Du Pont clearly sees himself as a leader, the eagle, soaring over the creatures below. He wants to believe he can inspire them. The casting of Steve Carell, everybody’s favourite virgin and office buffoon, feels strange at first. Carell plays du Pont as if he is constantly posing for a portrait. Every time he steps into the frame, it painfully warps towards him. Then you realize why it works: this is Michael Scott turned to 11. He desires more than anything else to be loved and respected. Carell’s unique talent of gleefully twisting an audience’s nerves is put on fine display. Will his du Pont do something rash? Say something uncomfortable? In The Office, the worst that could happen was embarrassment. What is Michael Scott unfettered by even the most basic demands of normal life? Erratic, unknowable and vaguely dangerous; in other words, a fox.

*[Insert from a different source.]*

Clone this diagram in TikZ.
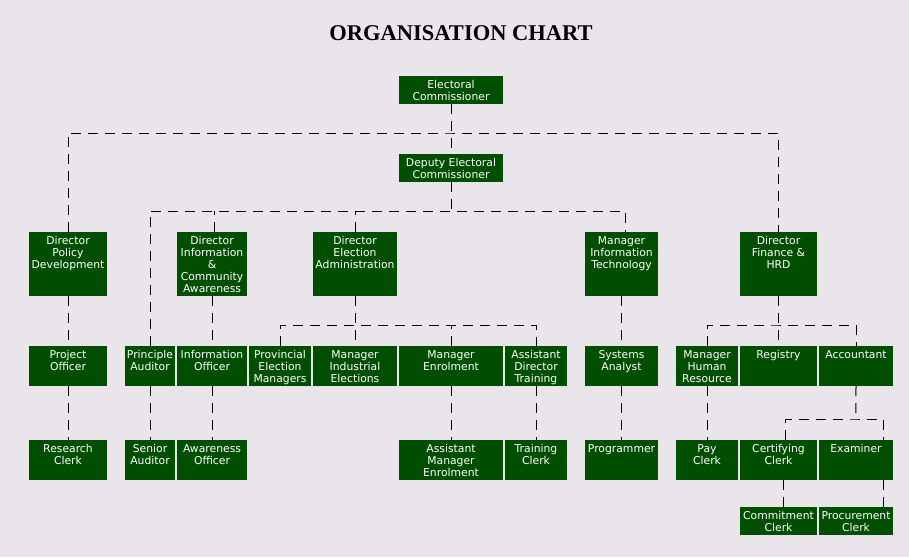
\documentclass[tikz,border=0pt]{standalone}
\usepackage{fontspec}
\newfontfamily\titlefont{Liberation Serif}
\newfontfamily\postfont{DejaVu Sans}
\usepackage{tikz}
\usetikzlibrary{fit, positioning}
\definecolor{paper}{RGB}{234,229,234}
\definecolor{postgreen}{RGB}{0,78,0}

\tikzset{
  post/.style = {draw=none, fill=postgreen, inner sep=0pt},
  txt/.style = {text=white, align=center, inner sep=4.5pt, anchor=north,
                font=\postfont\fontsize{10.8}{12}\selectfont,
                execute at begin node={\vphantom{Ahdl}}},
  link/.style = {draw=black, line width=1pt, dash pattern=on 10pt off 7pt}
}

\begin{document}
\begin{tikzpicture}[x=1pt, y=-1pt]
\fill[paper] (0,0) rectangle (909,557);
\useasboundingbox (0,0) rectangle (909,557);
\node[font=\titlefont\bfseries\fontsize{22.5}{26}\selectfont, anchor=base] (title) at (461,40.7) {ORGANISATION CHART};
% top
\node[post, fit={(399,76) (503,104)}] (ec) {};
\node[txt] (ec-t) at (ec.north) {Electoral\\Commissioner};
\node[post, fit={(399,154) (503,182)}] (dec) {};
\node[txt] (dec-t) at (dec.north) {Deputy Electoral\\Commissioner};
% directors
\node[post, fit={(29,232) (107,296)}] (dpd) {};
\node[txt] (dpd-t) at (dpd.north) {Director\\Policy\\Development};
\node[post, fit={(177,232) (247,296)}] (dica) {};
\node[txt] (dica-t) at (dica.north) {Director\\Information\\\&\\Community\\Awareness};
\node[post, fit={(313,232) (397,296)}] (dea) {};
\node[txt] (dea-t) at (dea.north) {Director\\Election\\Administration};
\node[post, fit={(585,232) (658,296)}] (mit) {};
\node[txt] (mit-t) at (mit.north) {Manager\\Information\\Technology};
\node[post, fit={(740,232) (817,296)}] (dfh) {};
\node[txt] (dfh-t) at (dfh.north) {Director\\Finance \&\\HRD};
% second row
\node[post, fit={(29,346) (107,386)}] (po) {};
\node[txt] (po-t) at (po.north) {Project\\Officer};
\node[post, fit={(125,346) (175,386)}] (pa) {};
\node[txt] (pa-t) at (pa.north) {Principle\\Auditor};
\node[post, fit={(177,346) (247,386)}] (io) {};
\node[txt] (io-t) at (io.north) {Information\\Officer};
\node[post, fit={(249,346) (311,386)}] (pem) {};
\node[txt] (pem-t) at (pem.north) {Provincial\\Election\\Managers};
\node[post, fit={(313,346) (397,386)}] (mie) {};
\node[txt] (mie-t) at (mie.north) {Manager\\Industrial\\Elections};
\node[post, fit={(399,346) (503,386)}] (me) {};
\node[txt] (me-t) at (me.north) {Manager\\Enrolment};
\node[post, fit={(505,346) (567,386)}] (adt) {};
\node[txt] (adt-t) at (adt.north) {Assistant\\Director\\Training};
\node[post, fit={(585,346) (658,386)}] (sys) {};
\node[txt] (sys-t) at (sys.north) {Systems\\Analyst};
\node[post, fit={(676,346) (738,386)}] (mhr) {};
\node[txt] (mhr-t) at (mhr.north) {Manager\\Human\\Resource};
\node[post, fit={(740,346) (817,386)}] (reg) {};
\node[txt] (reg-t) at (reg.north) {Registry};
\node[post, fit={(819,346) (893,386)}] (acc) {};
\node[txt] (acc-t) at (acc.north) {Accountant};
% third row
\node[post, fit={(29,440) (107,480)}] (rc) {};
\node[txt] (rc-t) at (rc.north) {Research\\Clerk};
\node[post, fit={(125,440) (175,480)}] (sa) {};
\node[txt] (sa-t) at (sa.north) {Senior\\Auditor};
\node[post, fit={(177,440) (247,480)}] (ao) {};
\node[txt] (ao-t) at (ao.north) {Awareness\\Officer};
\node[post, fit={(399,440) (503,480)}] (ame) {};
\node[txt] (ame-t) at (ame.north) {Assistant\\Manager\\Enrolment};
\node[post, fit={(505,440) (567,480)}] (tc) {};
\node[txt] (tc-t) at (tc.north) {Training\\Clerk};
\node[post, fit={(585,440) (658,480)}] (prog) {};
\node[txt] (prog-t) at (prog.north) {Programmer};
\node[post, fit={(676,440) (738,480)}] (pay) {};
\node[txt] (pay-t) at (pay.north) {Pay\\Clerk};
\node[post, fit={(740,440) (817,480)}] (cc) {};
\node[txt] (cc-t) at (cc.north) {Certifying\\Clerk};
\node[post, fit={(819,440) (893,480)}] (ex) {};
\node[txt] (ex-t) at (ex.north) {Examiner};
% fourth row
\node[post, fit={(740,507) (817,535)}] (cmc) {};
\node[txt] (cmc-t) at (cmc.north) {Commitment\\Clerk};
\node[post, fit={(819,507) (893,535)}] (pc) {};
\node[txt] (pc-t) at (pc.north) {Procurement\\Clerk};
% lines
\coordinate (bus1) at (451,133);
\coordinate (bus2) at (451,211);
\coordinate (bus3) at (354.8,325);
\coordinate (bus4) at (778.3,325);
\coordinate (bus5) at (855.8,419);
\draw[link] (ec.south) -- (dec.north);
\draw[link] (dpd.north) |- (bus1) -| (dfh.north);
\draw[link] (dec.south) -- (bus2);
\draw[link] (pa.north) |- (bus2) -| ([xshift=3.5pt]mit.north);
\draw[link] ([xshift=2.5pt]dica.north) -- ([xshift=2.5pt]dica.north |- bus2);
\draw[link] (dea.north) -- (dea.north |- bus2);
\draw[link] (dpd.south) -- (po.north);
\draw[link] (po.south) -- (rc.north);
\draw[link] (dica.south) -- (io.north);
\draw[link] (io.south) -- (ao.north);
\draw[link] (pa.south) -- (sa.north);
\draw[link] (dea.south) -- (mie.north);
\draw[link] (pem.north) |- (bus3) -| (adt.north);
\draw[link] (me.north) -- (me.north |- bus3);
\draw[link] (me.south) -- (ame.north);
\draw[link] (adt.south) -- (tc.north);
\draw[link] (mit.south) -- (sys.north);
\draw[link] (sys.south) -- (prog.north);
\draw[link] (dfh.south) -- (reg.north);
\draw[link] (mhr.north) |- (bus4) -| (acc.north);
\draw[link] (mhr.south) -- (pay.north);
\draw[link] (acc.south) -- (bus5);
\draw[link] ([xshift=7pt]cc.north) |- (bus5) -| ([xshift=27pt]ex.north);
\draw[link] ([xshift=5pt]cc.south) -- ([xshift=5pt]cmc.north);
\draw[link] ([xshift=27.5pt]ex.south) -- ([xshift=27.5pt]pc.north);
\end{tikzpicture}
\end{document}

As a representation of the repressed “old world” America, there is Redgrave and the horses. As du Pont’s mother, Redgrave represents all that he wants to shuck off. Her withering stare feels more powerful than a body slam. Instead of embracing the horses as his familial destiny, du Pont lunges for a different kind of thoroughbred. He seeks that kind of companionship and uncomplicated love. But also, he desires the value earned only through competition and winning. At one point du Pont commands Mark to “stay” and you can hear it in his voice. It’s the same sense of entitlement that later has him angrily call Mark an ungrateful ape. For all the elaborate nomenclature, the beautiful scenery and historical import, a foxcatcher is still just a fancy word for dog.